4. Application of the market position overview
(1) Low-level concentration
This pattern occurs after a stock price has continuously declined or remained in a sideways movement at a low level. At this point, positions from higher levels are transferred to lower levels. If these lower-level positions are concentrated within a narrow price range and the proportion of profitable positions is significant, a low-level concentration pattern is established. In this situation, the resistance to upward stock price movement diminishes, indicating a strong possibility of a bottom forming and the potential for a rally to occur.
(2) High-level concentration
This pattern occurs after a stock price has continuously risen or remained in a sideways movement at a high level. At this point, positions from lower levels are transferred to higher levels. If these higher-level positions are concentrated within a narrow price range and the proportion of profitable positions is small, a high-level concentration pattern is established. In this situation, the resistance to upward stock price movement is significant, and if the price continues to rise, it will encounter sell-off pressure from loss-making positions. Therefore, the primary strategy should be to avoid this situation.
(3) Double-peak pattern
This refers to the formation of two concentration peaks in the market position overview chart, with the stock price situated between these two concentration areas. When the stock price moves downward, it encounters support from the lower concentration area, and when it moves upward, it faces sell-off resistance from the upper concentration area. At this time, the stock price tends to fluctuate.
(4) Position divergence
This refers to a scenario where the corresponding price levels of positions are highly dispersed. This indicates that the current positions are very fragmented and not concentrated in the hands of influential players, resulting in a lack of market cohesion. Consequently, the stock price is unlikely to experience a sharp rise. This pattern is commonly seen in large-cap stocks.

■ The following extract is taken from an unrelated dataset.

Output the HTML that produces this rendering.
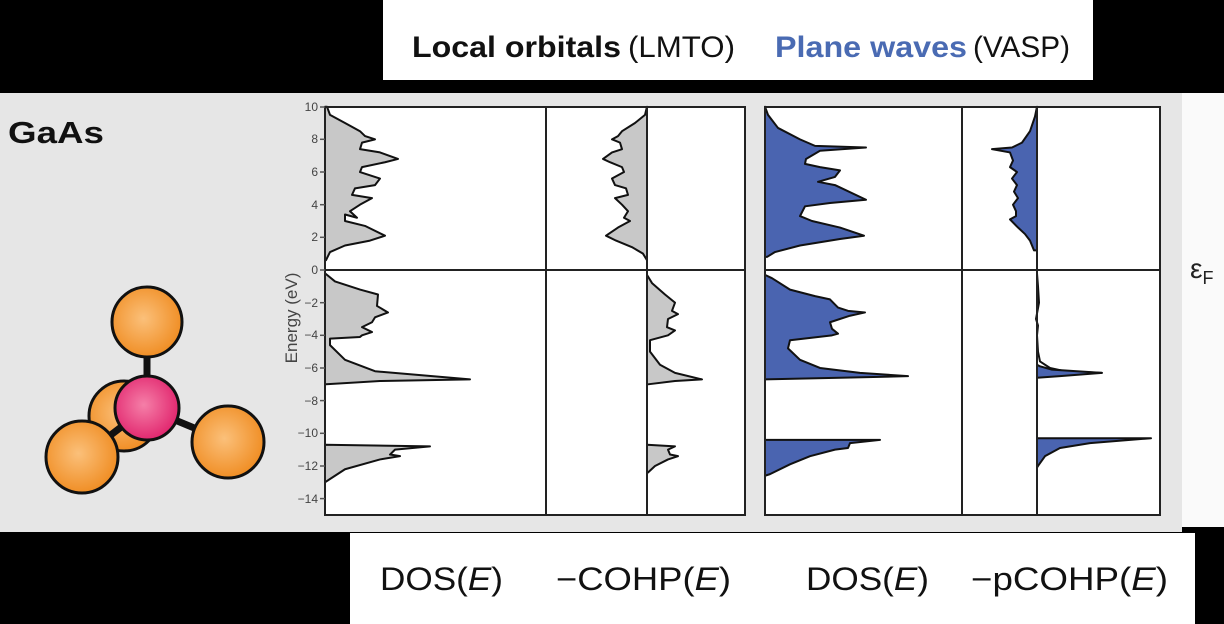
<!DOCTYPE html>
<html><head><meta charset="utf-8"><style>
html,body{margin:0;padding:0;background:#000;}
svg{display:block;}
</style></head><body>
<svg width="1224" height="624" viewBox="0 0 1224 624" xmlns="http://www.w3.org/2000/svg" font-family="'Liberation Sans Narrow','Liberation Sans',sans-serif">
<rect x="0" y="0" width="1224" height="624" fill="#000"/>
<rect x="383" y="0" width="710" height="80" fill="#fff"/>
<text y="57" font-size="30" fill="#111"><tspan x="412" font-weight="bold" textLength="209" lengthAdjust="spacingAndGlyphs">Local orbitals</tspan><tspan x="628" textLength="107" lengthAdjust="spacingAndGlyphs">(LMTO)</tspan><tspan x="775" font-weight="bold" fill="#4a6bb3" textLength="192" lengthAdjust="spacingAndGlyphs">Plane waves</tspan><tspan x="973" textLength="97" lengthAdjust="spacingAndGlyphs">(VASP)</tspan></text>
<rect x="0" y="93" width="1182" height="439" fill="#e6e6e6"/>
<rect x="1182" y="93" width="42" height="434" fill="#fafafa"/>
<rect x="350" y="533" width="845" height="91" fill="#fff"/>
<text x="8" y="143" font-size="31" font-weight="bold" fill="#111" font-family="'Liberation Sans',sans-serif" textLength="96" lengthAdjust="spacingAndGlyphs">GaAs</text>
<defs>
<radialGradient id="og" cx="0.45" cy="0.45" r="0.6"><stop offset="0" stop-color="#fbc07a"/><stop offset="1" stop-color="#ef8a1e"/></radialGradient>
<radialGradient id="pg" cx="0.45" cy="0.45" r="0.6"><stop offset="0" stop-color="#f57fa8"/><stop offset="1" stop-color="#e0206a"/></radialGradient>
</defs>
<g stroke="#111" stroke-width="3">
<line x1="147" y1="340" x2="147" y2="390" stroke-width="7"/>
<circle cx="147" cy="322" r="35" fill="url(#og)"/>
<circle cx="124" cy="416" r="35" fill="url(#og)"/>
<line x1="146" y1="408" x2="228" y2="442" stroke-width="7"/>
<line x1="146" y1="408" x2="82" y2="457" stroke-width="7"/>
<circle cx="228" cy="442" r="36" fill="url(#og)"/>
<circle cx="147" cy="408" r="32" fill="url(#pg)"/>
<circle cx="82" cy="457" r="36" fill="url(#og)"/>
</g>
<rect x="325" y="107" width="420" height="408" fill="#fff"/>
<rect x="765" y="107" width="395" height="408" fill="#fff"/>
<g transform="translate(0,270) scale(1,-16.33)" stroke="#111" stroke-width="2" stroke-linejoin="round">
<path vector-effect="non-scaling-stroke" fill="#c8c8c8" d="M325,10 L327,10 L330,9.5 L345,9 L360,8.5 L365,8.2 L375,8 L362,7.8 L360,7.4 L380,7.2 L398,6.8 L385,6.6 L362,6.3 L360,6 L380,5.6 L375,5.2 L355,5 L352,4.6 L372,4.4 L360,4 L350,3.6 L357,3.2 L345,3.4 L345,3 L365,2.7 L385,2.1 L370,1.8 L345,1.5 L330,1.1 L326,0.6 L325,0.6 Z"/>
<path vector-effect="non-scaling-stroke" fill="#c8c8c8" d="M325,-0.2 L335,-0.7 L360,-1.2 L378,-1.5 L377,-2.2 L388,-2.6 L375,-2.9 L372,-3.2 L362,-3.5 L372,-3.8 L362,-4 L360,-4.1 L330,-4.2 L330,-4.6 L345,-5.5 L375,-6.2 L470,-6.7 L380,-6.8 L326,-7 L325,-7 Z"/>
<path vector-effect="non-scaling-stroke" fill="#c8c8c8" d="M325,-10.7 L430,-10.8 L395,-11 L390,-11.3 L400,-11.4 L380,-11.6 L345,-12.2 L330,-12.8 L325,-13 Z"/>
<path vector-effect="non-scaling-stroke" fill="#c8c8c8" d="M647,10 L645,9.5 L635,9 L622,8.5 L618,8.2 L612,8 L620,7.8 L622,7.4 L612,7.2 L603,6.8 L610,6.6 L622,6.3 L624,6 L612,5.6 L615,5.2 L626,5 L628,4.6 L615,4.4 L622,4 L628,3.6 L624,3.2 L630,3 L618,2.6 L606,2.1 L616,1.8 L632,1.4 L643,1 L647,0.6 Z"/>
<path vector-effect="non-scaling-stroke" fill="#c8c8c8" d="M647,-0.3 L652,-0.8 L665,-1.5 L675,-2 L672,-2.5 L678,-2.7 L668,-3 L667,-3.5 L675,-3.7 L668,-4 L650,-4.3 L650,-5 L660,-5.8 L675,-6.3 L702,-6.7 L675,-6.8 L648,-7 L647,-7 Z"/>
<path vector-effect="non-scaling-stroke" fill="#c8c8c8" d="M647,-10.7 L675,-10.8 L668,-11 L670,-11.3 L678,-11.4 L668,-11.6 L655,-12 L648,-12.4 L647,-12.4 Z"/>
<path vector-effect="non-scaling-stroke" fill="#4a64b0" d="M765,10 L768,9.5 L778,8.7 L800,8 L815,7.6 L866,7.5 L820,7.3 L806,6.8 L805,6.5 L820,6.3 L840,6.1 L835,5.7 L818,5.4 L835,5.2 L866,4.3 L830,4.1 L805,3.9 L800,3.3 L812,3 L840,2.6 L864,2.1 L840,1.9 L800,1.5 L775,1.1 L767,0.8 L765,0.8 Z"/>
<path vector-effect="non-scaling-stroke" fill="#4a64b0" d="M765,-0.3 L772,-0.5 L790,-1.2 L815,-1.6 L830,-1.8 L838,-2.3 L848,-2.5 L865,-2.6 L850,-2.8 L830,-3.2 L832,-3.6 L838,-3.9 L832,-4 L790,-4.3 L788,-4.8 L800,-5.5 L820,-6 L860,-6.3 L908,-6.5 L840,-6.6 L765,-6.7 Z"/>
<path vector-effect="non-scaling-stroke" fill="#4a64b0" d="M765,-10.4 L880,-10.4 L850,-10.6 L848,-10.9 L835,-11 L810,-11.4 L790,-11.9 L770,-12.5 L765,-12.6 Z"/>
<path vector-effect="non-scaling-stroke" fill="#4a64b0" d="M1037,10 L1035,9.4 L1030,8.5 L1022,7.8 L1012,7.5 L992,7.4 L1010,7.2 L1013,6.7 L1010,6.3 L1017,6 L1012,5.6 L1017,5.2 L1014,4.8 L1018,4.4 L1013,4 L1016,3.6 L1016,3.3 L1010,3.1 L1018,2.6 L1025,2.2 L1030,1.8 L1034,1.2 L1037,1.2 Z"/>
<path vector-effect="non-scaling-stroke" fill="none" d="M1037,-0.2 L1038,-1 L1039,-2 L1036,-3 L1038,-3.4 L1037,-4 L1038,-5 L1040,-5.6 L1050,-6 L1065,-6.2 L1102,-6.3"/>
<path vector-effect="non-scaling-stroke" fill="#4a64b0" d="M1037,-5.8 L1040,-5.9 L1052,-6.1 L1102,-6.3 L1060,-6.5 L1037,-6.6 Z"/>
<path vector-effect="non-scaling-stroke" fill="#4a64b0" d="M1037,-10.3 L1151,-10.3 L1090,-10.6 L1060,-10.9 L1045,-11.4 L1038,-12 L1037,-12.1 Z"/>
</g>
<g stroke="#222" stroke-width="2" fill="none">
<rect x="325" y="107" width="420" height="408"/>
<line x1="546" y1="107" x2="546" y2="515"/>
<line x1="647" y1="107" x2="647" y2="515"/>
<line x1="325" y1="270" x2="745" y2="270"/>
<rect x="765" y="107" width="395" height="408"/>
<line x1="962" y1="107" x2="962" y2="515"/>
<line x1="1037" y1="107" x2="1037" y2="515"/>
<line x1="765" y1="270" x2="1160" y2="270"/>
</g>
<g stroke="#555" stroke-width="1.5">
<line x1="320" y1="107" x2="325" y2="107"/><line x1="320" y1="139.3" x2="325" y2="139.3"/><line x1="320" y1="172" x2="325" y2="172"/><line x1="320" y1="204.7" x2="325" y2="204.7"/><line x1="320" y1="237.3" x2="325" y2="237.3"/><line x1="320" y1="270" x2="325" y2="270"/><line x1="320" y1="302.7" x2="325" y2="302.7"/><line x1="320" y1="335.3" x2="325" y2="335.3"/><line x1="320" y1="368" x2="325" y2="368"/><line x1="320" y1="400.6" x2="325" y2="400.6"/><line x1="320" y1="433.3" x2="325" y2="433.3"/><line x1="320" y1="466" x2="325" y2="466"/><line x1="320" y1="498.6" x2="325" y2="498.6"/>
</g>
<g font-size="12" fill="#444" text-anchor="end" font-family="'Liberation Sans',sans-serif">
<text x="318" y="111">10</text><text x="318" y="143">8</text><text x="318" y="176">6</text><text x="318" y="209">4</text><text x="318" y="241">2</text><text x="318" y="274">0</text><text x="318" y="307">−2</text><text x="318" y="339">−4</text><text x="318" y="372">−6</text><text x="318" y="405">−8</text><text x="318" y="437">−10</text><text x="318" y="470">−12</text><text x="318" y="503">−14</text>
</g>
<text transform="translate(297,318) rotate(-90)" font-size="17" fill="#444" text-anchor="middle" font-family="'Liberation Sans',sans-serif">Energy (eV)</text>
<text x="1190" y="278" font-size="28" fill="#222" font-family="'Liberation Sans',sans-serif">ε<tspan font-size="18" dy="6">F</tspan></text>
<g font-size="32" fill="#111">
<text x="380" y="590" textLength="123" lengthAdjust="spacingAndGlyphs">DOS(<tspan font-style="italic">E</tspan>)</text>
<text x="556" y="590" textLength="175" lengthAdjust="spacingAndGlyphs">−COHP(<tspan font-style="italic">E</tspan>)</text>
<text x="806" y="590" textLength="123" lengthAdjust="spacingAndGlyphs">DOS(<tspan font-style="italic">E</tspan>)</text>
<text x="971" y="590" textLength="197" lengthAdjust="spacingAndGlyphs">−pCOHP(<tspan font-style="italic">E</tspan>)</text>
</g>
</svg>
</body></html>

Key Takeaways: The market position overview reflects the cost bases for different price levels, aiding in the assessment of market sentiment and trend direction. An upward movement of positions indicates bullish sentiment, while a downward movement suggests bearish sentiment; high-level concentration acts as resistance, while low-level concentration serves as support. Click the individual stock detail page in the upper right corner to view the market position overview chart, and move the K-line to check historical overviews. Combining this with the average cost line and concentration areas helps determine trading opportunities.
Disclosures
The above analysis reflects general trends and does not guarantee market outcomes; it does not constitute any investment advice.